>> Start Supplied information
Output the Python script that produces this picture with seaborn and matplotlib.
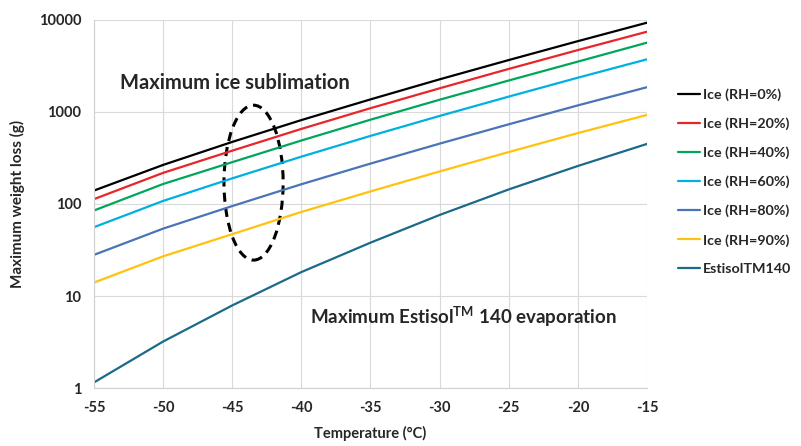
import matplotlib
matplotlib.use("Agg")
import matplotlib.pyplot as plt
import matplotlib.ticker as mticker
from matplotlib.patches import Ellipse
import numpy as np
import pandas as pd
import seaborn as sns

# values
temps = [-55, -50, -45, -40, -35, -30, -25, -20, -15]
ice_rh0 = [140, 266, 473, 817, 1371, 2265, 3670, 5890, 9350]
ice_rh20 = [113, 218, 380, 655, 1100, 1810, 2940, 4710, 7460]
ice_rh40 = [85, 165, 285, 490, 825, 1360, 2200, 3530, 5670]
ice_rh60 = [56, 108, 190, 327, 550, 906, 1470, 2360, 3740]
ice_rh80 = [28, 54, 95, 164, 275, 453, 735, 1180, 1860]
ice_rh90 = [14, 27, 47, 82, 137, 226, 367, 590, 930]
estisol = [1.15, 3.2, 7.9, 18.2, 38, 76, 144, 259, 450]

names = ["Ice (RH=0%)", "Ice (RH=20%)", "Ice (RH=40%)", "Ice (RH=60%)",
         "Ice (RH=80%)", "Ice (RH=90%)", "EstisolTM140"]
series = [ice_rh0, ice_rh20, ice_rh40, ice_rh60, ice_rh80, ice_rh90, estisol]
colors = ["#000000", "#E8262A", "#00A65A", "#00B0E0", "#4A74B8", "#FFC20E", "#1B6A8A"]
x_ticks = [-55, -50, -45, -40, -35, -30, -25, -20, -15]
y_ticks = [1, 10, 100, 1000, 10000]

rows = []
for name, vals in zip(names, series):
    for t, v in zip(temps, vals):
        rows.append({"T": t, "loss": v, "series": name})
df = pd.DataFrame(rows)

sns.set_style("white")
plt.rcParams["font.family"] = ["Lato", "DejaVu Sans"]
plt.rcParams["font.weight"] = "bold"
plt.rcParams["axes.unicode_minus"] = False
plt.rcParams["mathtext.fontset"] = "custom"
plt.rcParams["mathtext.rm"] = "Lato:bold"
plt.rcParams["mathtext.bf"] = "Lato:bold"

fig = plt.figure(figsize=(8.01, 4.46), dpi=100)
ax = fig.add_axes([94 / 801, 1 - 388 / 446, (647 - 94) / 801, (388 - 20) / 446])

sns.lineplot(data=df, x="T", y="loss", hue="series", hue_order=names,
             palette=dict(zip(names, colors)), linewidth=1.6, ax=ax)

ax.set_yscale("log")
ax.set_xlim(-55, -15)
ax.set_ylim(1, 10000)
ax.set_xticks(x_ticks)
ax.set_yticks(y_ticks)
ax.yaxis.set_major_formatter(mticker.FuncFormatter(lambda v, p: "%d" % v))
ax.yaxis.set_minor_locator(mticker.NullLocator())
ax.tick_params(length=0, labelsize=10.5, pad=9)
for lab in ax.get_xticklabels() + ax.get_yticklabels():
    lab.set_fontweight("bold")
ax.grid(True, color="#d9d9d9", linewidth=0.8)
for s in ["top", "right"]:
    ax.spines[s].set_visible(False)
for s in ["left", "bottom"]:
    ax.spines[s].set_color("#d0d0d0")

ax.set_xlabel("Temperature (°C)", fontsize=10.5, fontweight="bold", labelpad=8)
ax.set_ylabel("Maximum weight loss (g)", fontsize=11, fontweight="bold", labelpad=10)

ax.text(120, 446 - 83, "Maximum ice sublimation", transform=None, fontsize=14.5,
        fontweight="bold", va="center")
ax.text(310, 446 - 317, r"Maximum Estisol$^{\mathrm{TM}}$ 140 evaporation",
        transform=None, fontsize=13.5, fontweight="bold", va="center")

ell = Ellipse((0.2885, 0.558), 0.107, 0.421, transform=ax.transAxes, fill=False,
              edgecolor="black", linestyle=(0, (3, 2)), linewidth=2.2)
ax.add_patch(ell)

leg = ax.legend(loc="upper left", bbox_to_anchor=(1.045, 0.83), frameon=False,
                fontsize=10.3, handlelength=1.6, handletextpad=0.2,
                labelspacing=1.15, borderaxespad=0)
for line in leg.get_lines():
    line.set_linewidth(1.6)

fig.savefig("out.png", dpi=100)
>> End Supplied information
#### Goal:
Take the material above from its first line through the line holding "palette=dict(zip(names, colors)), linewidth=1.6, ax=ax)" and set it down exactly, without the pictures.

#### The response:
Output the Python script that produces this picture with seaborn and matplotlib.
import matplotlib
matplotlib.use("Agg")
import matplotlib.pyplot as plt
import matplotlib.ticker as mticker
from matplotlib.patches import Ellipse
import numpy as np
import pandas as pd
import seaborn as sns

# values
temps = [-55, -50, -45, -40, -35, -30, -25, -20, -15]
ice_rh0 = [140, 266, 473, 817, 1371, 2265, 3670, 5890, 9350]
ice_rh20 = [113, 218, 380, 655, 1100, 1810, 2940, 4710, 7460]
ice_rh40 = [85, 165, 285, 490, 825, 1360, 2200, 3530, 5670]
ice_rh60 = [56, 108, 190, 327, 550, 906, 1470, 2360, 3740]
ice_rh80 = [28, 54, 95, 164, 275, 453, 735, 1180, 1860]
ice_rh90 = [14, 27, 47, 82, 137, 226, 367, 590, 930]
estisol = [1.15, 3.2, 7.9, 18.2, 38, 76, 144, 259, 450]

names = ["Ice (RH=0%)", "Ice (RH=20%)", "Ice (RH=40%)", "Ice (RH=60%)",
         "Ice (RH=80%)", "Ice (RH=90%)", "EstisolTM140"]
series = [ice_rh0, ice_rh20, ice_rh40, ice_rh60, ice_rh80, ice_rh90, estisol]
colors = ["#000000", "#E8262A", "#00A65A", "#00B0E0", "#4A74B8", "#FFC20E", "#1B6A8A"]
x_ticks = [-55, -50, -45, -40, -35, -30, -25, -20, -15]
y_ticks = [1, 10, 100, 1000, 10000]

rows = []
for name, vals in zip(names, series):
    for t, v in zip(temps, vals):
        rows.append({"T": t, "loss": v, "series": name})
df = pd.DataFrame(rows)

sns.set_style("white")
plt.rcParams["font.family"] = ["Lato", "DejaVu Sans"]
plt.rcParams["font.weight"] = "bold"
plt.rcParams["axes.unicode_minus"] = False
plt.rcParams["mathtext.fontset"] = "custom"
plt.rcParams["mathtext.rm"] = "Lato:bold"
plt.rcParams["mathtext.bf"] = "Lato:bold"

fig = plt.figure(figsize=(8.01, 4.46), dpi=100)
ax = fig.add_axes([94 / 801, 1 - 388 / 446, (647 - 94) / 801, (388 - 20) / 446])

sns.lineplot(data=df, x="T", y="loss", hue="series", hue_order=names,
             palette=dict(zip(names, colors)), linewidth=1.6, ax=ax)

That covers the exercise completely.